Looking back in the years ahead, that is how Alaskans are likely to remember Medicaid expansion.  That is where the money ran out.  Hopefully, we won’t need to add to that a large number of additional, hollowed out programs, but there will be some.

Rather than expansion, what Alaska faces in the coming years within state government is “competition.”  Programs will have to compete with each other to identify which are the most important.  It is not going to be pretty, but it is going to be necessary.  As the earlier ISER analysis indicates, the sooner we get at it, and turn spending into savings, the softer the landing — and the brighter the future.

Refusing Medicaid expansion is the first step in that effort.  The Governor made the right call in deciding that expanding the program is a bridge too far.  Now, hopefully he realizes we also need to start quickly marching down the other side of that hill.

One response to “Where the money runs out: The price of oil, Medicaid expansion and Alaska social policy …

  1. Brad,

    Just a few points from the empirical or forecasting side of things. Neither of which detracts from your key points of needing to reduce spending at the State level to be more inline with these price expectations.

    Regarding benchmark or “benchmark” pricing and EIA’s forecasts:

    1. The STEO often takes liberties with their month on month fx. This is great due to exogenous factors (logistical/supply bottlenecks, delays or early upstream production, etc…) that are not built into their annual time series forecasts. How much better are these than their annual forecasts? Hopefully better, but these assumptions or inclusions of shocks and shifts to the forecast undermine the validity of a projection and make the forecast all the more likely to be spurious (not wrong per se, but more likely to have an element or component – a unit root for you statisticians out there – that can cause problems in statistical inference or forecasts). The EIA guys are top shelf statisticians and policy boffins, but even they can’t stop the decreases in certainty that come along with model corrections.

    2. Speaking about spurious relationships, I would be pretty leery of extrapolating too much out of the ANS/Brent relationship. You may or may not know this but the Brent pricing system is a little more convoluted than the WTI or Dubai or (pick almost any other benchmark inc. ANS). In short, the fields and weights assigned to the oil coming out of various N. Sea fields. In fact the Brent pricing system has seen a large number of field consolidations over the last 10-15 years (most recently in 2008) due to declining production at the fields that compose the Brent blend. This is all of course to minimize market manipulation and to ensure that the benchmark doesn’t suffer from a liquidity premium (some academics in Norway and elsewhere argue that it does). Again, this is a exogenous factor, aimed at keeping prices stable, but would (for me) undermine any ability to make the kind of inferences that consultants get paid to make.

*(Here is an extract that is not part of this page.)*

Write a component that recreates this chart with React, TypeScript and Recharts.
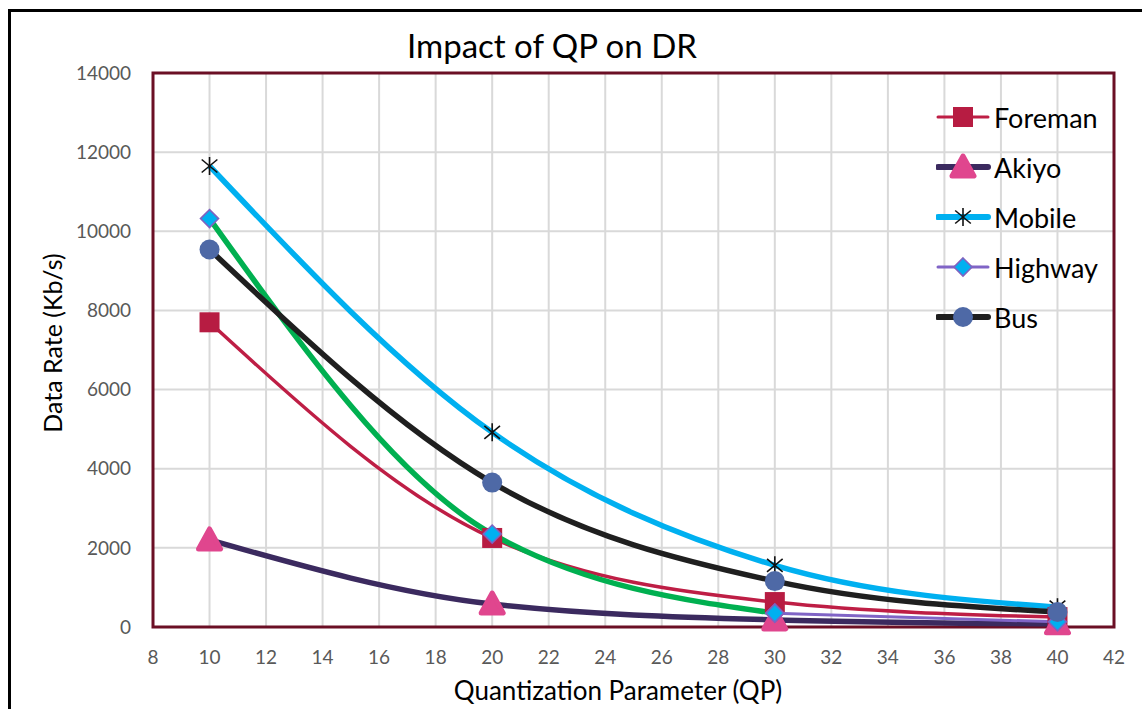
import React from "react";
import { CartesianGrid, Legend, Line, LineChart, ReferenceArea, XAxis, YAxis } from "recharts";

const qp = [10, 20, 30, 40];
const foreman = [7700, 2250, 630, 250];
const akiyo = [2200, 580, 180, 80];
const mobile = [11650, 4920, 1560, 500];
const highway = [10320, 2350, 350, 130];
const bus = [9540, 3650, 1160, 380];

const xTicks = [8, 10, 12, 14, 16, 18, 20, 22, 24, 26, 28, 30, 32, 34, 36, 38, 40, 42];
const yTicks = [0, 2000, 4000, 6000, 8000, 10000, 12000, 14000];

// highway is drawn green up to QP 30, then the last segment is purple
const rows = qp.map((q, i) => ({
  qp: q,
  foreman: foreman[i],
  akiyo: akiyo[i],
  mobile: mobile[i],
  highway: i < 3 ? highway[i] : null,
  highwayTail: i >= 2 ? highway[i] : null,
  bus: bus[i]
}));

const FONT = "Lato, 'Open Sans', sans-serif";

function Square({ cx, cy }: { cx: number; cy: number }) {
  return <rect x={cx - 10} y={cy - 10} width={20} height={20} fill="#b71c42" />;
}

function Triangle({ cx, cy }: { cx: number; cy: number }) {
  return (
    <polygon
      points={`${cx},${cy - 11} ${cx + 11},${cy + 9} ${cx - 11},${cy + 9}`}
      fill="#e0468e"
      stroke="#e0468e"
      strokeWidth={5}
      strokeLinejoin="round"
    />
  );
}

function Star({ cx, cy }: { cx: number; cy: number }) {
  const r = 9;
  const dx = r * 0.87;
  const dy = r * 0.5;
  return (
    <g stroke="#111" strokeWidth={1.6}>
      <line x1={cx} y1={cy - r} x2={cx} y2={cy + r} />
      <line x1={cx - dx} y1={cy - dy - 2} x2={cx + dx} y2={cy + dy + 2} />
      <line x1={cx - dx} y1={cy + dy + 2} x2={cx + dx} y2={cy - dy - 2} />
    </g>
  );
}

function Diamond({ cx, cy }: { cx: number; cy: number }) {
  return (
    <polygon
      points={`${cx},${cy - 9} ${cx + 9},${cy} ${cx},${cy + 9} ${cx - 9},${cy}`}
      fill="#00b0f0"
      stroke="#7f62c0"
      strokeWidth={1.6}
    />
  );
}

function Circle({ cx, cy }: { cx: number; cy: number }) {
  return <circle cx={cx} cy={cy} r={10} fill="#4e69a6" />;
}

const legendItems = [
  { name: "Foreman", color: "#be1e45", width: 3, Marker: Square },
  { name: "Akiyo", color: "#3b2a5f", width: 6, Marker: Triangle },
  { name: "Mobile", color: "#00b0f0", width: 6, Marker: Star },
  { name: "Highway", color: "#8064c6", width: 3, Marker: Diamond },
  { name: "Bus", color: "#1f1f1f", width: 6, Marker: Circle }
];

function dotOf(Marker: any) {
  return (props: any) => {
    if (props.cx == null || props.cy == null || props.value == null) return <g key={props.key} />;
    return (
      <g key={`${props.dataKey}-${props.index}`}>
        <Marker cx={props.cx} cy={props.cy} />
      </g>
    );
  };
}

function LegendBox() {
  return (
    <div style={{ fontFamily: FONT }}>
      {legendItems.map(({ name, color, width, Marker }) => (
        <div key={name} style={{ display: "flex", alignItems: "center", height: 50 }}>
          <svg width={56} height={36}>
            <line x1={2} y1={18} x2={52} y2={18} stroke={color} strokeWidth={width} strokeLinecap="round" />
            <Marker cx={27} cy={18} />
          </svg>
          <span style={{ fontSize: 27, color: "#000", marginLeft: 2 }}>{name}</span>
        </div>
      ))}
    </div>
  );
}

export default function App() {
  return (
    <div style={{ position: "absolute", left: 0, top: 0, width: 1142, height: 709, overflow: "hidden", background: "#fff" }}>
      <div
        style={{
          position: "absolute",
          left: 8,
          top: 9,
          width: 1300,
          height: 900,
          borderLeft: "3px solid #000",
          borderTop: "3px solid #000"
        }}
      />
      <LineChart
        width={1142}
        height={709}
        data={rows}
        margin={{ top: 73, right: 28, bottom: 22, left: 0 }}
        style={{ position: "absolute", left: 0, top: 0 }}
      >
        <CartesianGrid stroke="#d9d9d9" strokeWidth={2} />
        <ReferenceArea x1={8} x2={42} y1={0} y2={14000} fill="none" stroke="#6b0f25" strokeWidth={3} ifOverflow="visible" />
        <XAxis
          type="number"
          dataKey="qp"
          domain={[8, 42]}
          ticks={xTicks}
          interval={0}
          axisLine={false}
          tickLine={false}
          height={60}
          tickMargin={18}
          tick={{ fill: "#595959", fontSize: 19, fontFamily: FONT }}
        />
        <YAxis
          type="number"
          domain={[0, 14000]}
          ticks={yTicks}
          interval={0}
          axisLine={false}
          tickLine={false}
          width={153}
          tickMargin={16}
          tick={{ fill: "#595959", fontSize: 19, fontFamily: FONT }}
        />
        <Legend
          layout="horizontal"
          verticalAlign="middle"
          align="center"
          wrapperStyle={{ position: "absolute", left: 936, top: 92, width: 205 }}
          content={() => <LegendBox />}
        />
        <Line type="monotone" dataKey="foreman" stroke="#be1e45" strokeWidth={3.5} dot={dotOf(Square)} activeDot={false} isAnimationActive={false} />
        <Line type="monotone" dataKey="akiyo" stroke="#3b2a5f" strokeWidth={5.5} dot={dotOf(Triangle)} activeDot={false} isAnimationActive={false} />
        <Line type="monotone" dataKey="mobile" stroke="#00b0f0" strokeWidth={5.5} dot={dotOf(Star)} activeDot={false} isAnimationActive={false} />
        <Line type="monotone" dataKey="highway" stroke="#00b050" strokeWidth={5.5} dot={dotOf(Diamond)} activeDot={false} isAnimationActive={false} />
        <Line type="monotone" dataKey="highwayTail" stroke="#8064c6" strokeWidth={3} dot={dotOf(Diamond)} activeDot={false} isAnimationActive={false} />
        <Line type="monotone" dataKey="bus" stroke="#1f1f1f" strokeWidth={5.5} dot={dotOf(Circle)} activeDot={false} isAnimationActive={false} />
      </LineChart>
      <div
        style={{
          position: "absolute",
          left: 552,
          top: 45,
          transform: "translate(-50%, -50%)",
          fontFamily: FONT,
          fontSize: 33,
          color: "#000",
          whiteSpace: "nowrap"
        }}
      >
        Impact of QP on DR
      </div>
      <div
        style={{
          position: "absolute",
          left: 52,
          top: 343,
          transform: "translate(-50%, -50%) rotate(-90deg)",
          fontFamily: FONT,
          fontSize: 25,
          color: "#000",
          whiteSpace: "nowrap"
        }}
      >
        Data Rate (Kb/s)
      </div>
      <div
        style={{
          position: "absolute",
          left: 618,
          top: 690,
          transform: "translate(-50%, -50%)",
          fontFamily: FONT,
          fontSize: 26,
          color: "#000",
          whiteSpace: "nowrap"
        }}
      >
        Quantization Parameter (QP)
      </div>
    </div>
  );
}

    I am well aware that other benchmarks suffer from these same kind of shocks, but the fact that they have more to due with logistical constraints rather than liquidity or how the benchmark is defined, makes them easier to account for.

    -Harrison

    P.S. I did have one question with regards to Alaska’s budgeting process. I am guessing that the ANS pricing to balance the budget is an annual average? Also, do you know how the state comes up with its own pricing forecasts or what kind of factor they use in determining what price balances the budget? (ie: a risk averse state budget would balance a budget by a factor of less than 1 relative to the spot price for ANS).